[Start]

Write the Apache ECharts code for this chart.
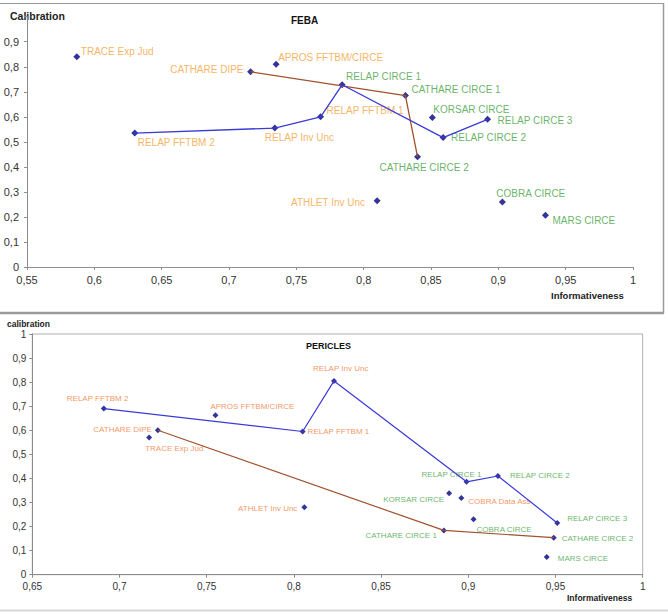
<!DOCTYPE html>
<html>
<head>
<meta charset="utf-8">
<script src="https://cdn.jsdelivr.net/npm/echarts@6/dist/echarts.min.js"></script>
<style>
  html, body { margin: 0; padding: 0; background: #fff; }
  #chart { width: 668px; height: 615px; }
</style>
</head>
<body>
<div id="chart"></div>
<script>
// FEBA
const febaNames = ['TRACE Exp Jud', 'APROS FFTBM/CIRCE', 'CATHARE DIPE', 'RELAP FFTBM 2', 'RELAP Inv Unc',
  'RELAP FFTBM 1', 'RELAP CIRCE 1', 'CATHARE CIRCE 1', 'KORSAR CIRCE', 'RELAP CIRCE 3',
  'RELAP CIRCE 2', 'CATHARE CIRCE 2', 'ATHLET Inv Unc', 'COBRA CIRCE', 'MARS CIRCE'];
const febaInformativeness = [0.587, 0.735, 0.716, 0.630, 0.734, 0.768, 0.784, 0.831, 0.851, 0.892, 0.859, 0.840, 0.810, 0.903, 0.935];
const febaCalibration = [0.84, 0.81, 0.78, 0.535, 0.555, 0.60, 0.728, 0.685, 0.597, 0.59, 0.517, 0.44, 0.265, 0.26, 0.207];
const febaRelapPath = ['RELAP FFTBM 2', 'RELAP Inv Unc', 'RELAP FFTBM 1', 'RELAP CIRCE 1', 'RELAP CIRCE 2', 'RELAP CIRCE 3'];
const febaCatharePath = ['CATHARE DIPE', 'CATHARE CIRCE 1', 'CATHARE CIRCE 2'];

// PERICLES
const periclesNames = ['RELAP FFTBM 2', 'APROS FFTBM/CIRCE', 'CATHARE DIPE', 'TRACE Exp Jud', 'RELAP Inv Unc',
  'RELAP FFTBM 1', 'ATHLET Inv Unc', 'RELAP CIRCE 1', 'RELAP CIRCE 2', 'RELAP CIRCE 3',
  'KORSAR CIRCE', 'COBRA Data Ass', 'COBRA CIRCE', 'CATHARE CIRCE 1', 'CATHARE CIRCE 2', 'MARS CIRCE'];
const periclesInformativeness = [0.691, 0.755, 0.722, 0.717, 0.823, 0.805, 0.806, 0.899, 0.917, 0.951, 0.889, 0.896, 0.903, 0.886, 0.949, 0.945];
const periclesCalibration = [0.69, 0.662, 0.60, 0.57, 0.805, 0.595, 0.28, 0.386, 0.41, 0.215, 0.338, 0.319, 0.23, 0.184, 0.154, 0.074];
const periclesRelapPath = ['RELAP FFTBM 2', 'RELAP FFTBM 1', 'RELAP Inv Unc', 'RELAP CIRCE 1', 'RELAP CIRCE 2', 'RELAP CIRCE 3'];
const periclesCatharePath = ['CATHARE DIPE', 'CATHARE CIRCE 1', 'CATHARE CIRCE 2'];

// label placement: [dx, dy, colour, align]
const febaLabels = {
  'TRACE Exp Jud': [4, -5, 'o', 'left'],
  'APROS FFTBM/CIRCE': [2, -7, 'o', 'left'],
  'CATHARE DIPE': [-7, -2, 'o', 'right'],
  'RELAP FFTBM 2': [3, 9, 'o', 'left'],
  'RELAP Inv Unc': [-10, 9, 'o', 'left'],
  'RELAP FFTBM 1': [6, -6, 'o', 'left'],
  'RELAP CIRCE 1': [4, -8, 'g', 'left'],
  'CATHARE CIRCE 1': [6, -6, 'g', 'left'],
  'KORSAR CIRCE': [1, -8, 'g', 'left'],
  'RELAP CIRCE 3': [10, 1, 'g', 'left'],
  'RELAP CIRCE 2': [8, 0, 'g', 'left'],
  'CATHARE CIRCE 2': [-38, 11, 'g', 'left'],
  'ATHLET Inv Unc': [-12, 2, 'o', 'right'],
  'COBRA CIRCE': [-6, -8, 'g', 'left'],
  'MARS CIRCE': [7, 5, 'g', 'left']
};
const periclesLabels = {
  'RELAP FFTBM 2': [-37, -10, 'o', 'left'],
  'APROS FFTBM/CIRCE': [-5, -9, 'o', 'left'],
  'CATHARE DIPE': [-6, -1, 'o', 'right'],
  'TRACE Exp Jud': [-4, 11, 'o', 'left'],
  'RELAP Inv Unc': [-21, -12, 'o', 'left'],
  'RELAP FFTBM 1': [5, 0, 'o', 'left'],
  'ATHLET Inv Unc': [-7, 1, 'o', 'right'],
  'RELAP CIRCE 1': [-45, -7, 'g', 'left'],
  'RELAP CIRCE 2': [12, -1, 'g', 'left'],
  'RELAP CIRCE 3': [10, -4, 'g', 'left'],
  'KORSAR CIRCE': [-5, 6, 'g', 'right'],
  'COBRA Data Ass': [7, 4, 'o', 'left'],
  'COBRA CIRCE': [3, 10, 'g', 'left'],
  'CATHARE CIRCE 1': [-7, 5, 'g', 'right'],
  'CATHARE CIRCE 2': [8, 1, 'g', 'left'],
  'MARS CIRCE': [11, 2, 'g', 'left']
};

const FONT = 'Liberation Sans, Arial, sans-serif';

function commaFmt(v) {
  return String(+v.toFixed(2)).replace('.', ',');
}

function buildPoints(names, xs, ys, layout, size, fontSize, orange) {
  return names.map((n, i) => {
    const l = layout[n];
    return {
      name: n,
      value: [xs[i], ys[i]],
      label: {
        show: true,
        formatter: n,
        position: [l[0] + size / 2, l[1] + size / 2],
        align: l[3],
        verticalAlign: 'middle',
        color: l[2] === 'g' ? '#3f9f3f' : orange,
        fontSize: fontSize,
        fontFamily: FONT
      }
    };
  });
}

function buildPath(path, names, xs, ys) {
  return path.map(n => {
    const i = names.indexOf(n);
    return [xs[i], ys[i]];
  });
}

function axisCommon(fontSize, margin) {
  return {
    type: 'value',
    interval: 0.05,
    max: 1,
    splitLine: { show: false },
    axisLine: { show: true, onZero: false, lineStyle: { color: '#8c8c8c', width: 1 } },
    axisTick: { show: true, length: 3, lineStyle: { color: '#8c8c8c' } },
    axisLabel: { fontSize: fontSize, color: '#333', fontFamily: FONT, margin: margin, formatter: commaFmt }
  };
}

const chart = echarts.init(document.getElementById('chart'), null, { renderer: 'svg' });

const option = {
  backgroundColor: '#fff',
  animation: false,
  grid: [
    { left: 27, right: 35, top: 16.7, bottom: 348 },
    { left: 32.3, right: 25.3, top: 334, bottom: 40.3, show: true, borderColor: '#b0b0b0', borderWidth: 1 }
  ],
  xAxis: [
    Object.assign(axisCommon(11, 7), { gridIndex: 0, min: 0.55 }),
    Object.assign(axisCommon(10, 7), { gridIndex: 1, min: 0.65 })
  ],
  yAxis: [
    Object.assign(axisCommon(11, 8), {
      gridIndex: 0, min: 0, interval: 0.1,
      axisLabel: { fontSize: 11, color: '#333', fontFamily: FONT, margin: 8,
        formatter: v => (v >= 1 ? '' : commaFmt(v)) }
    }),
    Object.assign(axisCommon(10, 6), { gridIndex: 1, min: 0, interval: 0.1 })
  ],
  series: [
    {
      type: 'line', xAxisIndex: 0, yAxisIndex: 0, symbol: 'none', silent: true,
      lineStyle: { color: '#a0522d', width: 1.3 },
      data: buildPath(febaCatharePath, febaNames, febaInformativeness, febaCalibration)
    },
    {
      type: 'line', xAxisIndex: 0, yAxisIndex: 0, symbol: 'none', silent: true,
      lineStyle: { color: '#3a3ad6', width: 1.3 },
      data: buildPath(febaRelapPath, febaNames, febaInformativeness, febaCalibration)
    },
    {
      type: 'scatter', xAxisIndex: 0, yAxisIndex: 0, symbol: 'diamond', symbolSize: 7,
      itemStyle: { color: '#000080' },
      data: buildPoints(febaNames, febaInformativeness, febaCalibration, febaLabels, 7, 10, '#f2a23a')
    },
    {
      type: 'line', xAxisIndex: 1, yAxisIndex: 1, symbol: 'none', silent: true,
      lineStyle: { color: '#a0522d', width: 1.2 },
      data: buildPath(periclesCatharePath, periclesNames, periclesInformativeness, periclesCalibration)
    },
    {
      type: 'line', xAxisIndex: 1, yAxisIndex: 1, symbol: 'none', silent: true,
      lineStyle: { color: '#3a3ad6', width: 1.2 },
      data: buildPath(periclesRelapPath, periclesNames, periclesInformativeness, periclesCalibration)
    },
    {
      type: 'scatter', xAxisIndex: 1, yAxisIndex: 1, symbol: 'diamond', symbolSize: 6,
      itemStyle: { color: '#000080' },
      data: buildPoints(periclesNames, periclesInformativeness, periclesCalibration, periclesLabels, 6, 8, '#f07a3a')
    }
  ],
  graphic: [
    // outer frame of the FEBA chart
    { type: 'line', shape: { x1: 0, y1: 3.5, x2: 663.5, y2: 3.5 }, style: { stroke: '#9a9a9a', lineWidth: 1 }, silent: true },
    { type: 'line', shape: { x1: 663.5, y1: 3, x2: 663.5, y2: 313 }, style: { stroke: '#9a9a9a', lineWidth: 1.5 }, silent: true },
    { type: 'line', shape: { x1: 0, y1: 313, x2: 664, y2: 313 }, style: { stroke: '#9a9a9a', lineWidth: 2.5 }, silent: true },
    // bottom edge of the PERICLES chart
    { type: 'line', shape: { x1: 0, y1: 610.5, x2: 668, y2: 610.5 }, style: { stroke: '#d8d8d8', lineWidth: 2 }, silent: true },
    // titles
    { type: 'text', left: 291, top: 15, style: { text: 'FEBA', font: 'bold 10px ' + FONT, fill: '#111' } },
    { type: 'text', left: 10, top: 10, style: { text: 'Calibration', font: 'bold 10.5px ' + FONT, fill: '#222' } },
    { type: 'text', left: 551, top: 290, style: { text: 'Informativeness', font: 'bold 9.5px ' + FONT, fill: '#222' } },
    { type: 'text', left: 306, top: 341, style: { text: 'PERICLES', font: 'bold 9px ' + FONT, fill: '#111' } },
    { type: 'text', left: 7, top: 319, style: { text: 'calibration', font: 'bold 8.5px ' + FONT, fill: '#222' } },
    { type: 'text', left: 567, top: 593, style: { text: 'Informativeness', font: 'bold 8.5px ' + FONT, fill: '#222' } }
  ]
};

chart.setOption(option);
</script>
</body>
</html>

[End]

→ Challenge:
Repeat, exactly and in full, each line from the start of the data to the line that contains "const febaCatharePath = ['CATHARE". Pictures do not go in.

→ Correct result:
Write the Apache ECharts code for this chart.
<!DOCTYPE html>
<html>
<head>
<meta charset="utf-8">
<script src="https://cdn.jsdelivr.net/npm/echarts@6/dist/echarts.min.js"></script>
<style>
  html, body { margin: 0; padding: 0; background: #fff; }
  #chart { width: 668px; height: 615px; }
</style>
</head>
<body>
<div id="chart"></div>
<script>
// FEBA
const febaNames = ['TRACE Exp Jud', 'APROS FFTBM/CIRCE', 'CATHARE DIPE', 'RELAP FFTBM 2', 'RELAP Inv Unc',
  'RELAP FFTBM 1', 'RELAP CIRCE 1', 'CATHARE CIRCE 1', 'KORSAR CIRCE', 'RELAP CIRCE 3',
  'RELAP CIRCE 2', 'CATHARE CIRCE 2', 'ATHLET Inv Unc', 'COBRA CIRCE', 'MARS CIRCE'];
const febaInformativeness = [0.587, 0.735, 0.716, 0.630, 0.734, 0.768, 0.784, 0.831, 0.851, 0.892, 0.859, 0.840, 0.810, 0.903, 0.935];
const febaCalibration = [0.84, 0.81, 0.78, 0.535, 0.555, 0.60, 0.728, 0.685, 0.597, 0.59, 0.517, 0.44, 0.265, 0.26, 0.207];
const febaRelapPath = ['RELAP FFTBM 2', 'RELAP Inv Unc', 'RELAP FFTBM 1', 'RELAP CIRCE 1', 'RELAP CIRCE 2', 'RELAP CIRCE 3'];
const febaCatharePath = ['CATHARE DIPE', 'CATHARE CIRCE 1', 'CATHARE CIRCE 2'];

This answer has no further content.